Obrigado, Lígia, por colocar neste texto as palavras que eu nunca consegui encontrar para explicar porque considero esses produtos insubstituíveis. Eu, que não tenho nenhum produto (nenhum!) das marcas mundialmente associadas ao luxo.
ligiafascioni
E nem estava falando da funcionalidade, apenas do aspecto simbólico!
Alex fonseca silva
Legal. Eu sempre digo isso. Como o objeto mais vendido do mundo. Com milhões e milhões de unidade pode ser, “para poucos.” Será que caberia discutir o que é “valor agregado”?
ligiafascioni
Em princípio, toda marca traz valor agregado, mesmo que seja simbólico. Penso que é só uma questão de posicionamento. Em vez do status relacionado ao luxo, o status relacionado à inovação…
Mara Darolt
Oi, Ligia…. Será que as versões do site russo Caviar onde encontramos modelos caríssimos e exclusivos de IPhones (acima de 50k), os tornam de luxo? Obrigada 😘
ligiafascioni
Oi! Olha, eu não conheço esse site. Mas é só olhar as definições de luxo que eu coloquei. O produto se enquadra nelas? Se sim, então são de luxo (geralmente, as coleções especiais e de edição limitada a peso de ouro cumpre os requisitos sim).
Andre
como nem tudo é preto ou branco, acho que iphone é sim “um pouco” de luxo… é um aparelho mais caro que os similares, que nao tem nenhuma vantagem tecnologica proporcional ao preço, em relacao a mtos concorrentes, mtas vezes é até o oposto… e mtas vezes é comprado apenas pela “marca”, pelo logotipo, pra que os outros saibam o que estamos usando. O marketing, a “historia”, as lendas, o culto a personalidade criaram esse desejo… Marketing de produtos “de luxo” geralmente nao fala do produto, das caracteristicas que justificariam a sua compra, mas usa associacoes subjetivas, o perfume com modelos atraentes, etc. Se o comprador do iphone morasse numa ilha deserta, onde nao houvesse ninguem pra admirar o fato de estar com um produto “cool”, provavelmente escolheria algo de custo beneficio melhor, com mais vantagens ojetivas, desempenho, compatibilidade com outros equipamentos, etc. Nesse sentido, a compra do iphone envolve ostentaçao, mesmo que uma ostentacao mais “acessivel” do que andar de Ferrari. Entao, é um “luxinho”, uma “frescura”…
Xicco Lemot
Lígia, vc é rara, por ser única e muito mais inclusiva q exclusiva. Para mim, cada palavra sua monta ou remonta um significado precioso, praticamente um adorno de pérolas negras, amarelas…
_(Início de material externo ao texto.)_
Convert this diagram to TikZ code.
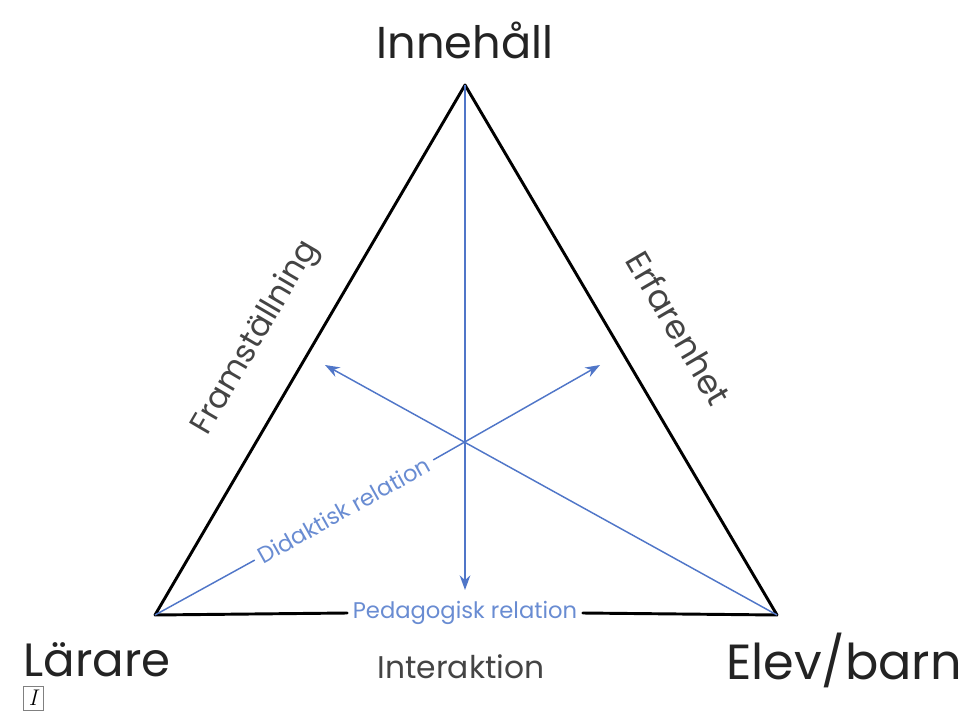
\documentclass[tikz,border=0pt]{standalone}
\usepackage{fontspec}
\setmainfont{Poppins}
\newfontfamily\lmfont{Latin Modern Roman}
\usetikzlibrary{arrows.meta}
\definecolor{relblue}{RGB}{80,118,200}
\definecolor{reltext}{RGB}{105,140,210}
\definecolor{labgray}{RGB}{35,35,35}
\tikzset{
  side/.style={line width=2.2pt, black, line cap=round, line join=round},
  rel/.style={line width=1.1pt, relblue},
  relarrow/.style={rel, -{Stealth[length=11pt, width=8pt]}},
  biglabel/.style={text=labgray, inner sep=0pt},
  midlabel/.style={text=labgray!85, inner sep=0pt},
  rellabel/.style={font=\fontsize{17}{20}\selectfont, text=reltext, inner sep=4pt},
}
\begin{document}
\begin{tikzpicture}[x=0.75pt, y=-0.75pt]
\useasboundingbox (0,0) rectangle (969,716);
\coordinate (A) at (465,85);
\coordinate (L) at (155,615);
\coordinate (E) at (777,615);
\coordinate (tipD) at (465,590);
\coordinate (tipR) at (600,365);
\coordinate (tipL) at (325,365);
% labels
\node[biglabel, font=\fontsize{33.5}{38}\selectfont] (inn) at (465,40) {Innehåll};
\node[biglabel, font=\fontsize{35}{40}\selectfont] (lar) at (97,660) {Lärare};
\node[biglabel, font=\fontsize{37}{40}\selectfont] (elev) at (844,660) {Elev/barn};
\node[midlabel, font=\fontsize{23.5}{28}\selectfont] (inter) at (461,667) {Interaktion};
\node[midlabel, font=\fontsize{24}{28}\selectfont, rotate=59.7] (fram) at (256,338) {Framställning};
\node[midlabel, font=\fontsize{25}{28}\selectfont, rotate=-59.7] (erf) at (679,328) {Erfarenhet};
\node[rellabel] (ped) at (465,613) {Pedagogisk relation};
\node[rellabel, rotate=29.3] (did) at (344,510) {Didaktisk relation};
% triangle
\draw[side] (L) -- (A) -- (E);
\draw[side] (L) -- (ped.west);
\draw[side] (ped.east) -- (E);
% relations
\draw[relarrow] (A) -- (tipD);
\draw[relarrow] (E) -- (tipL);
\draw[rel] (L) -- (did.west);
\draw[relarrow] (did.east) -- (tipR);
% small icon
\node[draw=gray, line width=0.6pt, minimum width=15pt, minimum height=18pt, inner sep=0pt, font=\lmfont\itshape\fontsize{17}{17}\selectfont] (icon) at (33,698) {I};
\end{tikzpicture}
\end{document}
Vc é nosso luxo accessível. Sou seu “público de interesse” e vc meu mercado de interesse mútuo.
Obrigado por alargar minha borda do desconhecido com seus insigts tão relevantes!
ligiafascioni
Que coisa mais linda ler isso! Obrigada! <3
Ligia Fascioni
Olha, eu uso os produtos da Apple desde que o computador se chamava Mackintosh e continuaria usando mesmo numa ilha deserta. A minha escolha se dá pela funcionalidade; os sistemas operacionais são completamente diferentes na essência. Inclusive as capinhas do meu telefone sempre escondem a marca (não tenho o menor interesse que alguém saiba o modelo do meu telefone). Se você reler o texto com atenção, verá que eu disse que sim, há pessoas que usam esses objetos para se diferenciar do ponto de vista financeiro — mas não é o propósito e nem o posicionamento da marca.